Since Republicans rejected President George W. Bush’s comprehensive immigration plan in 2007, the party has taken a harder line against illegal immigration.

“The debate about immigration has been radicalized and made into this anti-Latino, anti-Hispanic campaign,” said Manuel Pastor, a professor of geography and American studies and ethnicity at the University of Southern California in Los Angeles. “Those kinds of statements really strike a chord that’s much deeper in the Latino community than some Republicans have realized.”

Reid’s Re-Election

Latino voters turned out in Nevada for Senate Majority Leader Harry Reid last year after his Republican opponent, Sharron Angle, ran a campaign ad the Latino community criticized as racially biased. Reid won more than 90 percent of the Latino vote in his re-election victory, according to polls by Seattle- based research center Latino Decisions.
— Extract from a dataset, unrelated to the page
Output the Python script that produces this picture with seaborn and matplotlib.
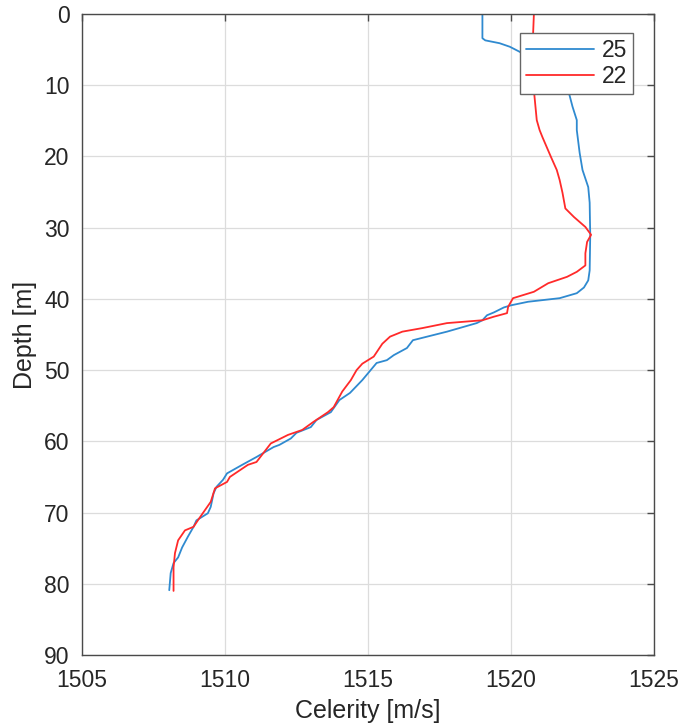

In California, Latinos gave 64 percent of their vote to Democrat Jerry Brown as he won the governor’s race over Republican Meg Whitman, the former CEO of EBay Inc., who got 31 percent of the Latino vote, according to exit polls. In late September, it was revealed Whitman had employed a housekeeper who was in the country illegally and who Whitman subsequently fired. Whitman later said she believed the housekeeper should be deported.

“Republicans think that they have an image problem but they really actually have a policy problem,” Pastor said. “It’s hard to convince someone to vote for you when you are threatening to deport their grandmother.”